Task goal - Pictures stay out of the copy; restate everything else in the material exactly.

Source data -

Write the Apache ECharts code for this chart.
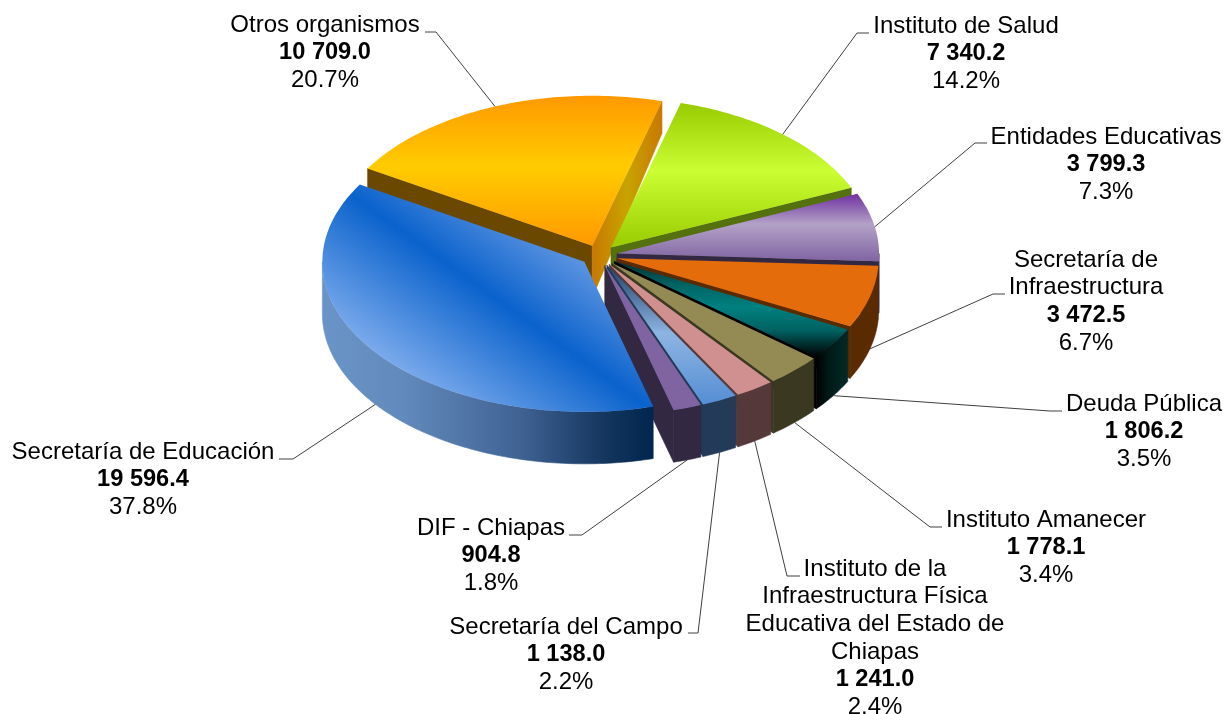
<!DOCTYPE html>
<html><head><meta charset="utf-8">
<style>html,body{margin:0;padding:0;background:#fff}#c{width:1227px;height:714px}</style>
<script src="https://cdn.jsdelivr.net/npm/echarts@6/dist/echarts.min.js"></script>
</head><body><div id="c"></div>
<script>
// Data (drawing order: back to front, clockwise)
const names = ['Otros organismos','Instituto de Salud','Entidades Educativas','Secretaría de\nInfraestructura','Deuda Pública','Instituto Amanecer','Instituto de la\nInfraestructura Física\nEducativa del Estado de\nChiapas','Secretaría del Campo','DIF - Chiapas','Secretaría de Educación'];
const values = [10709.0,7340.2,3799.3,3472.5,1806.2,1778.1,1241.0,1138.0,904.8,19596.4];
const valueLabels = ['10 709.0','7 340.2','3 799.3','3 472.5','1 806.2','1 778.1','1 241.0','1 138.0','904.8','19 596.4'];
const percentLabels = ['20.7%','14.2%','7.3%','6.7%','3.5%','3.4%','2.4%','2.2%','1.8%','37.8%'];

// Layout
const labelCenterX = [325,966,1106,1086,1144,1046,875,566,491,143];
const labelFirstY = [25,26,137,260,404,520,569,627,528,452];
const leaderStart = [[425,32],[869,33],[987,143],[1005,294],[1062,411],[942,527],[800,576],[688,633],[569,535],[279,459]];
const leaderKnot = [[436,32],[857,33],[975,143],[993,294],[1050,411],[930,527],[787,576],[698,633],[582,535],[293,459]];
const CX=599, CY=255.5, RX=262, RY=150, EXPLODE=0.07, START_DEG=301, LH=27.7;

// Styles
const H=s=>({h:s}), V=s=>({v:s});
const topFill = [
 V([[0,'#ff9900'],[.47,'#ffcc00'],[1,'#ff9900']]),
 V([[0,'#99cc00'],[.47,'#ccff33'],[1,'#99cc00']]),
 V([[0,'#7030a0'],[.45,'#b3a2c7'],[1,'#8064a2']]),
 '#e46c0a',
 V([[0,'#002f2f'],[.25,'#006464'],[.48,'#008080'],[.72,'#006262'],[1,'#000000']]),
 '#948a54','#d09090',
 V([[0,'#1f3f68'],[.49,'#8db4e2'],[1,'#558ed5']]),
 '#8064a2',
 'BLUE'
];
const startWall = ['#6a4800','#52680f','#332842','#5a2a00','#000000','#3b3822','#55393a','#233a58','#332842','#002850'];
const endWall = [H([[0,'#c87800'],[.5,'#c8a400'],[1,'#c87800']]),'#55700f','#332842','#5a2a00','#000000','#3b3822','#55393a','#233a58','#332842','#002850'];
const arcWall = ['#6a4800','#55700f','#332842','#5a2a00',H([[0,'#000000'],[.4,'#001a18'],[1,'#002a28']]),'#3b3822','#55393a','#233a58','#332842',H([[0,'#6a94c8'],[.25,'#6289bb'],[.6,'#3f6293'],[.85,'#14365f'],[1,'#00264e']])];

const total = values.reduce((a,b)=>a+b,0);
const rad = d=>d*Math.PI/180;
const depth = y=>Math.min(52,32+(y-101)*0.15);
const down = p=>[p[0],p[1]+depth(p[1])];
function fill(c){
  if(typeof c==='string') return c;
  const s=(c.h||c.v).map(a=>({offset:a[0],color:a[1]}));
  return c.h?new echarts.graphic.LinearGradient(0,0,1,0,s):new echarts.graphic.LinearGradient(0,0,0,1,s);
}
function blueFill(){
  const n=[.58,-.81], px=497, py=300;
  return new echarts.graphic.LinearGradient(px-116*n[0],py-116*n[1],px+100*n[0],py+100*n[1],[
    {offset:0,color:'#7cabec'},{offset:.54,color:'#0a62cc'},{offset:1,color:'#6f9fe6'}],true);
}
function renderItem(params,api){
  const i=params.dataIndex;
  let before=0; for(let k=0;k<i;k++) before+=values[k];
  const a0=(START_DEG+before/total*360)%360, a1=a0+api.value(0)/total*360, mid=(a0+a1)/2;
  const ax=CX+RX*EXPLODE*Math.sin(rad(mid)), ay=CY-RY*EXPLODE*Math.cos(rad(mid));
  const rim=d=>[ax+RX*Math.sin(rad(d)),ay-RY*Math.cos(rad(d))];
  const sweep=(from,to)=>{const n=Math.max(4,Math.ceil(Math.abs(to-from)));const o=[];for(let k=0;k<=n;k++)o.push(rim(from+(to-from)*k/n));return o;};
  const arc=sweep(a0,a1);
  const apex=[ax,ay];
  const poly=(pts,f,edge)=>({type:'polygon',shape:{points:pts},style:edge?{fill:f,stroke:f,lineWidth:.6}:{fill:f},silent:true});
  const children=[];
  // outer wall: only the front half of the rim (90..270 degrees) can be seen
  const f0=Math.max(a0,90), f1=Math.min(a1,270);
  if(f1>f0){const fr=sweep(f0,f1);children.push(poly(fr.concat(fr.slice().reverse().map(down)),fill(arcWall[i]),true));}
  const p0=arc[0], p1=arc[arc.length-1];
  // radial walls: the start edge shows only on the left half, the end edge only on the right
  if(Math.sin(rad(a0))<0) children.push(poly([apex,p0,down(p0),down(apex)],fill(startWall[i]),true));
  if(Math.sin(rad(a1))>0) children.push(poly([apex,p1,down(p1),down(apex)],fill(endWall[i]),true));
  children.push(poly([apex].concat(arc),topFill[i]==='BLUE'?blueFill():fill(topFill[i])));
  // leader
  let end=rim(mid);
  if(Math.cos(rad(mid))<0) end=down(end);
  children.push({type:'polyline',shape:{points:[leaderStart[i],leaderKnot[i],end]},style:{fill:'none',stroke:'#404040',lineWidth:1},silent:true});
  // label
  const lines=names[i].split('\n');
  const txt=(t,y,bold)=>({type:'text',silent:true,style:{text:t,x:labelCenterX[i],y:y,align:'center',verticalAlign:'middle',fill:'#000',font:(bold?'bold 23.6px':'24px')+' "Liberation Sans", Arial, sans-serif'}});
  lines.forEach((t,k)=>children.push(txt(t,labelFirstY[i]+k*LH,false)));
  children.push(txt(valueLabels[i],labelFirstY[i]+lines.length*LH,true));
  children.push(txt(percentLabels[i],labelFirstY[i]+(lines.length+1)*LH,false));
  return {type:'group',children};
}
const chart=echarts.init(document.getElementById('c'),null,{renderer:'canvas'});
chart.setOption({animation:false,backgroundColor:'#fff',
 series:[{type:'custom',coordinateSystem:'none',renderItem,clip:false,silent:true,
   data:values.map((v,i)=>({name:names[i].replace(/\n/g,' '),value:[v]}))}]});
</script></body></html>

Reply to the exercise -
Write the Apache ECharts code for this chart.
<!DOCTYPE html>
<html><head><meta charset="utf-8">
<style>html,body{margin:0;padding:0;background:#fff}#c{width:1227px;height:714px}</style>
<script src="https://cdn.jsdelivr.net/npm/echarts@6/dist/echarts.min.js"></script>
</head><body><div id="c"></div>
<script>
// Data (drawing order: back to front, clockwise)
const names = ['Otros organismos','Instituto de Salud','Entidades Educativas','Secretaría de\nInfraestructura','Deuda Pública','Instituto Amanecer','Instituto de la\nInfraestructura Física\nEducativa del Estado de\nChiapas','Secretaría del Campo','DIF - Chiapas','Secretaría de Educación'];
const values = [10709.0,7340.2,3799.3,3472.5,1806.2,1778.1,1241.0,1138.0,904.8,19596.4];
const valueLabels = ['10 709.0','7 340.2','3 799.3','3 472.5','1 806.2','1 778.1','1 241.0','1 138.0','904.8','19 596.4'];
const percentLabels = ['20.7%','14.2%','7.3%','6.7%','3.5%','3.4%','2.4%','2.2%','1.8%','37.8%'];

// Layout
const labelCenterX = [325,966,1106,1086,1144,1046,875,566,491,143];
const labelFirstY = [25,26,137,260,404,520,569,627,528,452];
const leaderStart = [[425,32],[869,33],[987,143],[1005,294],[1062,411],[942,527],[800,576],[688,633],[569,535],[279,459]];
const leaderKnot = [[436,32],[857,33],[975,143],[993,294],[1050,411],[930,527],[787,576],[698,633],[582,535],[293,459]];
const CX=599, CY=255.5, RX=262, RY=150, EXPLODE=0.07, START_DEG=301, LH=27.7;

// Styles
const H=s=>({h:s}), V=s=>({v:s});
const topFill = [
 V([[0,'#ff9900'],[.47,'#ffcc00'],[1,'#ff9900']]),
 V([[0,'#99cc00'],[.47,'#ccff33'],[1,'#99cc00']]),
 V([[0,'#7030a0'],[.45,'#b3a2c7'],[1,'#8064a2']]),
 '#e46c0a',
 V([[0,'#002f2f'],[.25,'#006464'],[.48,'#008080'],[.72,'#006262'],[1,'#000000']]),
 '#948a54','#d09090',
 V([[0,'#1f3f68'],[.49,'#8db4e2'],[1,'#558ed5']]),
 '#8064a2',
 'BLUE'
];
const startWall = ['#6a4800','#52680f','#332842','#5a2a00','#000000','#3b3822','#55393a','#233a58','#332842','#002850'];
const endWall = [H([[0,'#c87800'],[.5,'#c8a400'],[1,'#c87800']]),'#55700f','#332842','#5a2a00','#000000','#3b3822','#55393a','#233a58','#332842','#002850'];
const arcWall = ['#6a4800','#55700f','#332842','#5a2a00',H([[0,'#000000'],[.4,'#001a18'],[1,'#002a28']]),'#3b3822','#55393a','#233a58','#332842',H([[0,'#6a94c8'],[.25,'#6289bb'],[.6,'#3f6293'],[.85,'#14365f'],[1,'#00264e']])];

const total = values.reduce((a,b)=>a+b,0);
const rad = d=>d*Math.PI/180;
const depth = y=>Math.min(52,32+(y-101)*0.15);
const down = p=>[p[0],p[1]+depth(p[1])];
function fill(c){
  if(typeof c==='string') return c;
  const s=(c.h||c.v).map(a=>({offset:a[0],color:a[1]}));
  return c.h?new echarts.graphic.LinearGradient(0,0,1,0,s):new echarts.graphic.LinearGradient(0,0,0,1,s);
}
function blueFill(){
  const n=[.58,-.81], px=497, py=300;
  return new echarts.graphic.LinearGradient(px-116*n[0],py-116*n[1],px+100*n[0],py+100*n[1],[
    {offset:0,color:'#7cabec'},{offset:.54,color:'#0a62cc'},{offset:1,color:'#6f9fe6'}],true);
}
function renderItem(params,api){
  const i=params.dataIndex;
  let before=0; for(let k=0;k<i;k++) before+=values[k];
  const a0=(START_DEG+before/total*360)%360, a1=a0+api.value(0)/total*360, mid=(a0+a1)/2;
  const ax=CX+RX*EXPLODE*Math.sin(rad(mid)), ay=CY-RY*EXPLODE*Math.cos(rad(mid));
  const rim=d=>[ax+RX*Math.sin(rad(d)),ay-RY*Math.cos(rad(d))];
  const sweep=(from,to)=>{const n=Math.max(4,Math.ceil(Math.abs(to-from)));const o=[];for(let k=0;k<=n;k++)o.push(rim(from+(to-from)*k/n));return o;};
  const arc=sweep(a0,a1);
  const apex=[ax,ay];
  const poly=(pts,f,edge)=>({type:'polygon',shape:{points:pts},style:edge?{fill:f,stroke:f,lineWidth:.6}:{fill:f},silent:true});
  const children=[];
  // outer wall: only the front half of the rim (90..270 degrees) can be seen
  const f0=Math.max(a0,90), f1=Math.min(a1,270);
  if(f1>f0){const fr=sweep(f0,f1);children.push(poly(fr.concat(fr.slice().reverse().map(down)),fill(arcWall[i]),true));}
  const p0=arc[0], p1=arc[arc.length-1];
  // radial walls: the start edge shows only on the left half, the end edge only on the right
  if(Math.sin(rad(a0))<0) children.push(poly([apex,p0,down(p0),down(apex)],fill(startWall[i]),true));
  if(Math.sin(rad(a1))>0) children.push(poly([apex,p1,down(p1),down(apex)],fill(endWall[i]),true));
  children.push(poly([apex].concat(arc),topFill[i]==='BLUE'?blueFill():fill(topFill[i])));
  // leader
  let end=rim(mid);
  if(Math.cos(rad(mid))<0) end=down(end);
  children.push({type:'polyline',shape:{points:[leaderStart[i],leaderKnot[i],end]},style:{fill:'none',stroke:'#404040',lineWidth:1},silent:true});
  // label
  const lines=names[i].split('\n');
  const txt=(t,y,bold)=>({type:'text',silent:true,style:{text:t,x:labelCenterX[i],y:y,align:'center',verticalAlign:'middle',fill:'#000',font:(bold?'bold 23.6px':'24px')+' "Liberation Sans", Arial, sans-serif'}});
  lines.forEach((t,k)=>children.push(txt(t,labelFirstY[i]+k*LH,false)));
  children.push(txt(valueLabels[i],labelFirstY[i]+lines.length*LH,true));
  children.push(txt(percentLabels[i],labelFirstY[i]+(lines.length+1)*LH,false));
  return {type:'group',children};
}
const chart=echarts.init(document.getElementById('c'),null,{renderer:'canvas'});
chart.setOption({animation:false,backgroundColor:'#fff',
 series:[{type:'custom',coordinateSystem:'none',renderItem,clip:false,silent:true,
   data:values.map((v,i)=>({name:names[i].replace(/\n/g,' '),value:[v]}))}]});
</script></body></html>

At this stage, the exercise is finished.